Bartoli Stuns Azarenka, Rounds Out Final Four
Published March 28, 2012 12:00
MIAMI, FL, USA - With some big serves, sizzling returns and a constant barrage of flat, two-fisted groundstrokes, Marion Bartoli finally put an end to Victoria Azarenka's perfect season on Wednesday night, outshining the World No.1 under the lights in the Sony Ericsson Open quarterfinals, 63 63.
Although Azarenka had dominated the pair's head-to-head in the past, winning eight of their 10 previous meetings, Bartoli was one of the last players to beat Azarenka, outlasting her in an extremely tight round robin match at the WTA Championships last fall (Petra Kvitova would then beat Azarenka in the final).
The No.7-seeded Bartoli took it to the No.1-seeded Azarenka from the very beginning, winning the first four games of the match and, after Azarenka won three of four games to close to 5-3, serving out the first set at 15. Bartoli got off to a flying start in the second set too, hitting back-to-back return winners to get to break point in the first game then breaking on a netted Azarenka forehand.
Azarenka made a push from there, winning three straight games to take a 3-1 lead, but Bartoli stepped it up another notch from there, dominating rallies with deep, penetrating blasts off both wings - she won five games in a row to win the match, and ran away with it at the very end: she won 14 of the last 16 points.
"The key for me tonight was belief, to really step on the court trying to win the match, having a game plan and going for my shots," Bartoli said in her press conference. "When you play someone who has been winning so much, it's even harder because she has so much confidence.
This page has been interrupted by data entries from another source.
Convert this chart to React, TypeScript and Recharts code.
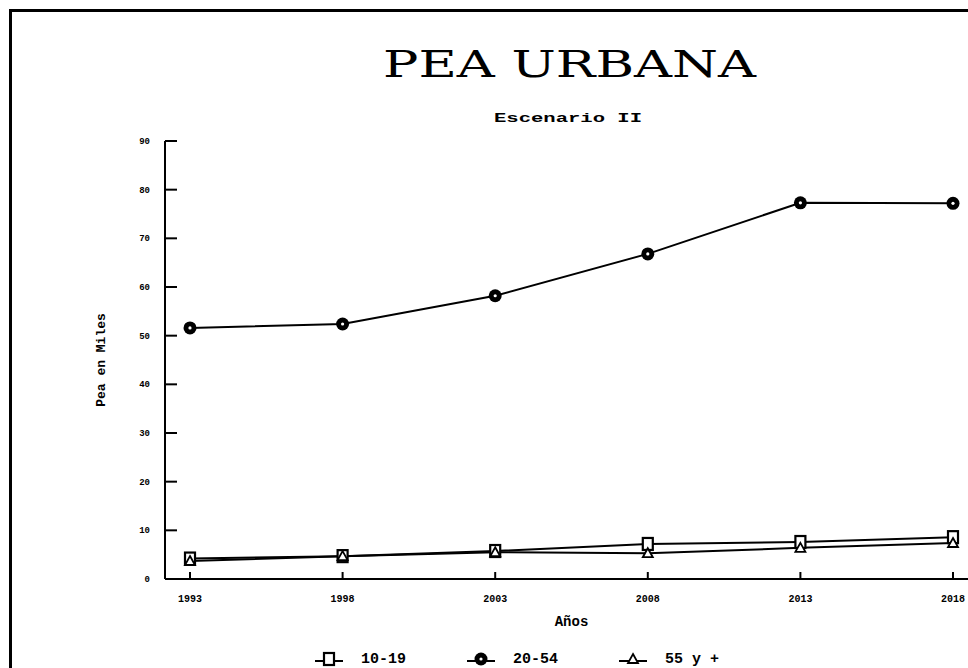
import React from "react";
import { Legend, Line, LineChart, XAxis, YAxis } from "recharts";

const years = ["1993", "1998", "2003", "2008", "2013", "2018"];
const edad1019 = [4.2, 4.7, 5.75, 7.2, 7.6, 8.6];
const edad2054 = [51.6, 52.4, 58.2, 66.8, 77.3, 77.2];
const edad55 = [3.7, 4.7, 5.5, 5.3, 6.4, 7.4];
const yTicks = [0, 10, 20, 30, 40, 50, 60, 70, 80, 90];

const series = [
  { key: "a", name: "10-19", shape: "square" },
  { key: "b", name: "20-54", shape: "circle" },
  { key: "c", name: "55 y +", shape: "triangle" },
];

const data = years.map((year, i) => ({
  year,
  a: edad1019[i],
  b: edad2054[i],
  c: edad55[i],
}));

const mono = "'Liberation Mono', 'DejaVu Sans Mono', monospace";

function Mark({ shape, cx, cy }: { shape: string; cx: number; cy: number }) {
  if (shape === "square")
    return <rect x={cx - 5} y={cy - 6} width={10} height={12} fill="#fff" stroke="#000" strokeWidth={2.2} />;
  if (shape === "circle")
    return (
      <g>
        <circle cx={cx} cy={cy} r={6.5} fill="#000" />
        <circle cx={cx} cy={cy} r={1.6} fill="#fff" />
      </g>
    );
  return <path d={`M${cx},${cy - 5}L${cx + 5},${cy + 4}L${cx - 5},${cy + 4}Z`} fill="#fff" stroke="#000" strokeWidth={1.8} />;
}

const YTick = (props: any) => {
  const { x, y, payload } = props;
  return (
    <g>
      {payload.value > 0 && <line x1={x + 15} x2={x + 27} y1={y} y2={y} stroke="#000" strokeWidth={2} />}
      <text x={x} y={y} dy={3} textAnchor="end" fontFamily={mono} fontWeight="bold" fontSize={9} fill="#000">
        {payload.value}
      </text>
    </g>
  );
};

const XTick = (props: any) => {
  const { x, y, payload } = props;
  return (
    <g>
      <line x1={x} x2={x} y1={y - 14} y2={y - 21} stroke="#000" strokeWidth={2} />
      <text x={x} y={y} dy={9} textAnchor="middle" fontFamily={mono} fontWeight="bold" fontSize={10} fill="#000">
        {payload.value}
      </text>
    </g>
  );
};

const LegendContent = () => (
  <svg width={460} height={24}>
    {series.map((s, i) => {
      const x0 = i * 152;
      return (
        <g key={s.key}>
          <line x1={x0} x2={x0 + 28} y1={15} y2={15} stroke="#000" strokeWidth={2} />
          <Mark shape={s.shape} cx={x0 + 14} cy={13} />
          <text x={x0 + 46} y={17} fontFamily={mono} fontWeight="bold" fontSize={15} fill="#000">
            {s.name}
          </text>
        </g>
      );
    })}
  </svg>
);

export default function App() {
  return (
    <div style={{ position: "fixed", left: 0, top: 0, width: 968, height: 668, overflow: "hidden", background: "#fff" }}>
      <div
        style={{
          position: "absolute",
          left: 9,
          top: 9,
          width: 1100,
          height: 800,
          border: "3px solid #000",
        }}
      />
      <div style={{ position: "absolute", left: 0, top: 0 }}>
        <LineChart width={1000} height={668} data={data} margin={{ top: 141, right: 22, left: 0, bottom: 35 }}>
          <XAxis
            dataKey="year"
            height={30}
            padding={{ left: 25, right: 25 }}
            tickLine={false}
            tickSize={0}
            tickMargin={14}
            tick={<XTick />}
            axisLine={{ stroke: "#000", strokeWidth: 2 }}
            label={{ value: "Años", position: "bottom", offset: 7, fontFamily: mono, fontWeight: "bold", fontSize: 14, fill: "#000" }}
          />
          <XAxis
            xAxisId="top"
            dataKey="year"
            orientation="top"
            height={0}
            tick={false}
            tickLine={false}
            axisLine={{ stroke: "#000", strokeWidth: 2 }}
          />
          <YAxis
            width={165}
            domain={[0, 90]}
            ticks={yTicks}
            interval={0}
            tickLine={false}
            tickSize={0}
            tickMargin={15}
            tick={<YTick />}
            axisLine={{ stroke: "#000", strokeWidth: 2 }}
            label={{ value: "Pea en Miles", angle: -90, position: "center", dx: 18, fontFamily: mono, fontWeight: "bold", fontSize: 13, fill: "#000" }}
          />
          <Legend verticalAlign="bottom" content={<LegendContent />} wrapperStyle={{ top: 646, left: 315, width: 460, height: 24 }} />
          {series.map((s) => (
            <Line
              key={s.key}
              dataKey={s.key}
              name={s.name}
              type="linear"
              stroke="#000"
              strokeWidth={2}
              isAnimationActive={false}
              dot={(p: any) => <Mark key={`${s.key}-${p.index}`} shape={s.shape} cx={p.cx} cy={p.cy} />}
              activeDot={false}
            />
          ))}
        </LineChart>
      </div>
      <svg width={968} height={668} style={{ position: "absolute", left: 0, top: 0, pointerEvents: "none" }}>
        <text x={383} y={77} textLength={373} lengthAdjust="spacingAndGlyphs" fontFamily="'DejaVu Serif', serif" fontSize={38} fill="#000">
          PEA URBANA
        </text>
        <text x={494} y={122} textLength={148} lengthAdjust="spacingAndGlyphs" fontFamily={mono} fontWeight="bold" fontSize={13} fill="#000">
          Escenario II
        </text>
      </svg>
    </div>
  );
}
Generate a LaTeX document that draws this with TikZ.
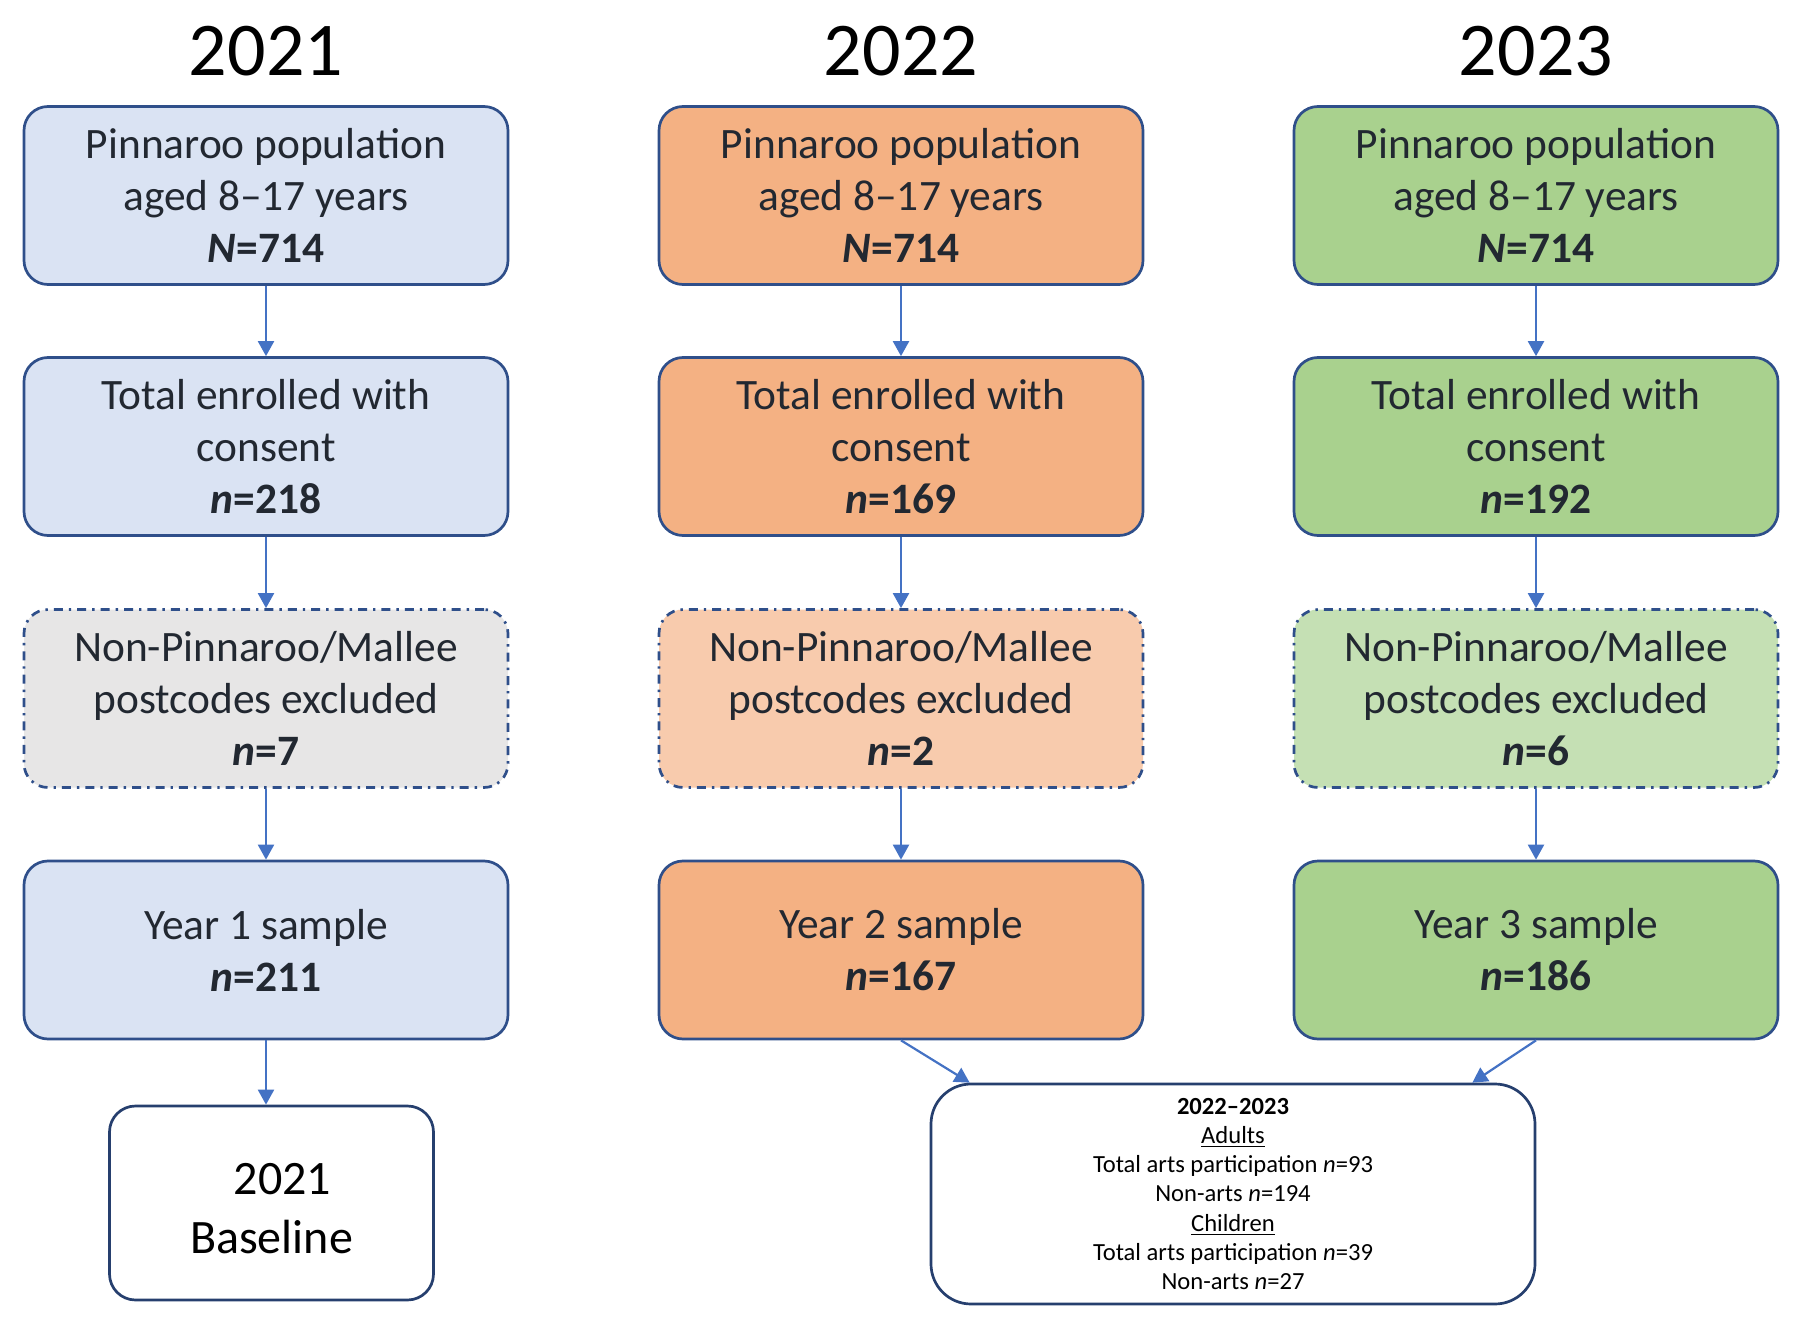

And it was a very demanding match on the fitness side too, because she hits it extremely early and puts a lot of pressure on you, and makes you run a lot, especially side to side.
"I had to work very hard in the points and stay tough physically and mentally, but at the end I was so happy I was able to do that and win tonight."
Bartoli also pointed to mental toughness as a key factor. "When we played in Sydney this year, I was up 5-2 in the first set and 4-1 in the second set, and I lost both sets - so I knew I had to stay really mentally tough and not show her anything, just totally block out the negative things. Even when I lost those three games in a row, I didn't get down on myself - I had this positive energy. I was able to turn the match around again and step inside the court and play some great points. I'm so happy I could do that in front of Vika and this great crowd."
Bartoli finished the match with a positive differential of winners to unforced errors of +2 (27 winners to 25 unforced errors); Azarenka finished at -14 (16 to 30).
The victory was Bartoli's third over a reigning World No.1. Her previous two both came at Grand Slams, first Justine Henin in the 2007 Wimbledon semifinals, then Jelena Jankovic in the fourth round of the 2009 Australian Open.
Bartoli has No.5 seed Agnieszka Radwanska next. The head-to-head is daunting: Radwanska has beaten Bartoli all six times they have played, Bartoli winning the first set they played but Radwanska winning all 12 since.
"There's always a first for everything, so hopefully it's going to be my first tomorrow," Bartoli said. "I know it's not going to be easy though, that's for sure. She has been extremely consistent for a while now, since I think the beginning of the Asian tournaments last year when she just started to win absolutely everything. I know I will have to run a lot, and a lot more forward, because I know she's going to make a lot of drop shots. But I'm going to be ready."